== Written problem ==
Only the lines from the start of the data through the line containing "modulePropuls, moduleEarly, moduleLate];" should be written out, exactly as they are, with both ends included and the pictures left out.

== Material ==
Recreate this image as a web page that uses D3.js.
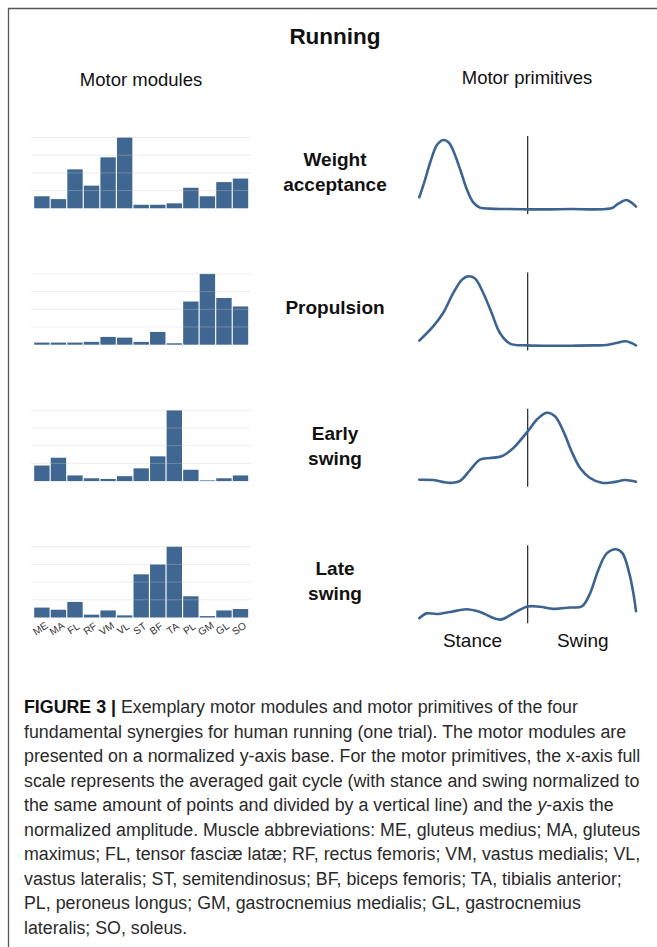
<!DOCTYPE html>
<html>
<head>
<meta charset="utf-8">
<script src="https://cdn.jsdelivr.net/npm/d3@7"></script>
<style>
  html, body { margin: 0; padding: 0; background: #fff; }
  svg { display: block; }
</style>
</head>
<body>
<svg id="fig" width="657" height="947"></svg>
<script>
// Muscles on the x axis of every motor-module bar chart
const muscles = ["ME", "MA", "FL", "RF", "VM", "VL", "ST", "BF", "TA", "PL", "GM", "GL", "SO"];

// Synergy names shown between the two columns
const synergyLabels = [["Weight", "acceptance"], ["Propulsion"], ["Early", "swing"], ["Late", "swing"]];

// Motor modules (normalized weights per muscle)
const moduleWeight   = [0.17, 0.13, 0.55, 0.32, 0.72, 1.00, 0.05, 0.05, 0.07, 0.29, 0.17, 0.37, 0.42];
const modulePropuls  = [0.03, 0.03, 0.03, 0.04, 0.11, 0.10, 0.04, 0.18, 0.02, 0.61, 1.00, 0.66, 0.54];
const moduleEarly    = [0.22, 0.33, 0.08, 0.04, 0.03, 0.07, 0.18, 0.35, 1.00, 0.16, 0.01, 0.04, 0.08];
const moduleLate     = [0.14, 0.11, 0.22, 0.04, 0.10, 0.03, 0.61, 0.75, 1.00, 0.30, 0.02, 0.10, 0.12];
const modules = [moduleWeight, modulePropuls, moduleEarly, moduleLate];

// Motor primitives: [% of gait cycle, normalized amplitude]; stance 0-50, swing 50-100
const primWeight = [[0,0.17],[2.6,0.42],[5.4,0.71],[8.2,0.93],[11.1,1.0],[13.7,0.96],[16.5,0.78],[19.2,0.54],[22,0.28],[24.8,0.10],[28,0.02],[32.6,0.005],[40,0.0],[50,-0.005],[60,-0.005],[70,0.0],[80,-0.005],[86,0.0],[89,0.015],[92,0.08],[95.5,0.13],[98,0.09],[100,0.035]];
const primPropuls = [[0,0.07],[6.5,0.28],[11,0.47],[15.7,0.76],[19.6,0.95],[22.3,1.0],[25.7,0.97],[29.5,0.76],[33.4,0.47],[37.2,0.18],[41.9,0.025],[50,0.0],[60,-0.005],[70,-0.005],[80,0.0],[86.5,0.005],[91,0.035],[95.4,0.06],[100,0.0]];
const primEarly = [[0,0.03],[6.5,0.025],[14.2,-0.015],[18.8,0.015],[23.4,0.17],[28,0.32],[32.6,0.345],[38,0.37],[43.4,0.49],[50,0.73],[54.2,0.9],[58.8,1.0],[62.6,0.95],[66.5,0.73],[70.3,0.44],[74.2,0.2],[78.8,0.055],[84.2,-0.015],[89.6,-0.005],[95,0.025],[100,0.0]];
const primLate = [[0,0.0],[3.4,0.07],[8,0.06],[14.2,0.09],[21.9,0.13],[28,0.09],[37.2,-0.02],[43.4,0.07],[50,0.17],[55.7,0.165],[61.8,0.135],[69.5,0.155],[75,0.17],[78.8,0.36],[82.6,0.7],[86.5,0.94],[90.8,1.0],[93.8,0.94],[96.9,0.65],[98.8,0.36],[100,0.1]];
const primitives = [primWeight, primPropuls, primEarly, primLate];

const phaseLabels = ["Stance", "Swing"];
const gridTicks = [0.25, 0.5, 0.75, 1.0];

const captionLines = [
  [["FIGURE 3 | ", "b"], ["Exemplary motor modules and motor primitives of the four", ""]],
  [["fundamental synergies for human running (one trial). The motor modules are", ""]],
  [["presented on a normalized y-axis base. For the motor primitives, the x-axis full", ""]],
  [["scale represents the averaged gait cycle (with stance and swing normalized to", ""]],
  [["the same amount of points and divided by a vertical line) and the ", ""], ["y", "i"], ["-axis the", ""]],
  [["normalized amplitude. Muscle abbreviations: ME, gluteus medius; MA, gluteus", ""]],
  [["maximus; FL, tensor fasciæ latæ; RF, rectus femoris; VM, vastus medialis; VL,", ""]],
  [["vastus lateralis; ST, semitendinosus; BF, biceps femoris; TA, tibialis anterior;", ""]],
  [["PL, peroneus longus; GM, gastrocnemius medialis; GL, gastrocnemius", ""]],
  [["lateralis; SO, soleus.", ""]]
];

const svg = d3.select("#fig");
const FONT = "'Liberation Sans', Arial, Helvetica, sans-serif";
const BAR = "#3f6791";
const LINE = "#3d6391";

// frame
svg.append("path")
  .attr("d", "M8.5,947 L8.5,8.5 L657,8.5")
  .attr("fill", "none").attr("stroke", "#555").attr("stroke-width", 1.3);

// headings
svg.append("text").attr("x", 335).attr("y", 44).attr("text-anchor", "middle")
  .attr("font-family", FONT).attr("font-weight", "bold").attr("font-size", 22.5).attr("fill", "#111")
  .text("Running");
svg.append("text").attr("x", 141).attr("y", 86).attr("text-anchor", "middle")
  .attr("font-family", FONT).attr("font-size", 18.5).attr("fill", "#111").text("Motor modules");
svg.append("text").attr("x", 527).attr("y", 84).attr("text-anchor", "middle")
  .attr("font-family", FONT).attr("font-size", 18.5).attr("fill", "#111").text("Motor primitives");

// shared scales
const xBand = d3.scaleBand().domain(muscles).range([33.7, 248.7]).paddingInner(0.07).paddingOuter(0.03);
const xCycle = d3.scaleLinear().domain([0, 100]).range([419.3, 636]);
const rowStep = 136.4;

modules.forEach((vals, r) => {
  const base = 208.3 + r * rowStep;
  const y = d3.scaleLinear().domain([0, 1]).range([base, base - 70.8]);
  const g = svg.append("g");

  g.selectAll("rect").data(vals).join("rect")
    .attr("x", (d, i) => xBand(muscles[i]))
    .attr("width", xBand.bandwidth())
    .attr("y", d => y(d))
    .attr("height", d => base - y(d))
    .attr("fill", BAR);

  // horizontal grid drawn over the bars
  g.selectAll("line.grid").data(gridTicks).join("line")
    .attr("class", "grid")
    .attr("x1", 31).attr("x2", 251)
    .attr("y1", d => y(d)).attr("y2", d => y(d))
    .attr("stroke", "rgb(200,200,200)").attr("stroke-opacity", 0.35).attr("stroke-width", 1);

  if (r === modules.length - 1) {
    g.selectAll("text.mus").data(muscles).join("text")
      .attr("class", "mus")
      .attr("text-anchor", "middle")
      .attr("font-family", FONT).attr("font-size", 10.2).attr("fill", "#333")
      .attr("transform", d => `translate(${xBand(d) + xBand.bandwidth() / 2 + 0.5},${base + 14}) rotate(-34)`)
      .text(d => d);
  }
});

// synergy names
const labelBase = [166, 314, 440, 575];
synergyLabels.forEach((lines, r) => {
  const t = svg.append("text").attr("text-anchor", "middle")
    .attr("font-family", FONT).attr("font-weight", "bold").attr("font-size", 19).attr("fill", "#111");
  lines.forEach((s, k) => {
    t.append("tspan").attr("x", 335).attr("y", labelBase[r] + k * 24.5).text(s);
  });
});

// primitives
primitives.forEach((pts, r) => {
  const top = 136 + r * rowStep;
  const y = d3.scaleLinear().domain([0, 1]).range([top + 73, top + 4]);
  svg.append("line")
    .attr("x1", xCycle(50)).attr("x2", xCycle(50))
    .attr("y1", top).attr("y2", top + 78)
    .attr("stroke", "#333").attr("stroke-width", 1.3);
  const line = d3.line().x(d => xCycle(d[0])).y(d => y(d[1])).curve(d3.curveCatmullRom.alpha(0.5));
  svg.append("path").attr("d", line(pts))
    .attr("fill", "none").attr("stroke", LINE).attr("stroke-width", 2.6)
    .attr("stroke-linejoin", "round").attr("stroke-linecap", "round");
});

// phase labels under the last primitive
[25, 75].forEach((p, i) => {
  svg.append("text").attr("x", xCycle(p) + (i === 0 ? -1 : 1)).attr("y", 647).attr("text-anchor", "middle")
    .attr("font-family", FONT).attr("font-size", 19).attr("fill", "#111").text(phaseLabels[i]);
});

// caption
const cap = svg.append("g");
const capTexts = captionLines.map((parts, k) => {
  const t = cap.append("text").attr("x", 24).attr("y", 713 + k * 24.5)
    .attr("font-family", FONT).attr("font-size", 16).attr("fill", "#2a2a2a");
  parts.forEach(([s, st]) => {
    const ts = t.append("tspan").text(s);
    if (st === "b") ts.attr("font-weight", "bold").attr("fill", "#111");
    if (st === "i") ts.attr("font-style", "italic");
  });
  return t;
});
// size caption so the widest full line spans the text block
const widest = d3.max(capTexts, t => t.node().getComputedTextLength());
const fs = 16 * 617 / widest;
capTexts.forEach(t => t.attr("font-size", fs));
</script>
</body>
</html>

== Complete answer ==
Recreate this image as a web page that uses D3.js.
<!DOCTYPE html>
<html>
<head>
<meta charset="utf-8">
<script src="https://cdn.jsdelivr.net/npm/d3@7"></script>
<style>
  html, body { margin: 0; padding: 0; background: #fff; }
  svg { display: block; }
</style>
</head>
<body>
<svg id="fig" width="657" height="947"></svg>
<script>
// Muscles on the x axis of every motor-module bar chart
const muscles = ["ME", "MA", "FL", "RF", "VM", "VL", "ST", "BF", "TA", "PL", "GM", "GL", "SO"];

// Synergy names shown between the two columns
const synergyLabels = [["Weight", "acceptance"], ["Propulsion"], ["Early", "swing"], ["Late", "swing"]];

// Motor modules (normalized weights per muscle)
const moduleWeight   = [0.17, 0.13, 0.55, 0.32, 0.72, 1.00, 0.05, 0.05, 0.07, 0.29, 0.17, 0.37, 0.42];
const modulePropuls  = [0.03, 0.03, 0.03, 0.04, 0.11, 0.10, 0.04, 0.18, 0.02, 0.61, 1.00, 0.66, 0.54];
const moduleEarly    = [0.22, 0.33, 0.08, 0.04, 0.03, 0.07, 0.18, 0.35, 1.00, 0.16, 0.01, 0.04, 0.08];
const moduleLate     = [0.14, 0.11, 0.22, 0.04, 0.10, 0.03, 0.61, 0.75, 1.00, 0.30, 0.02, 0.10, 0.12];
const modules = [moduleWeight, modulePropuls, moduleEarly, moduleLate];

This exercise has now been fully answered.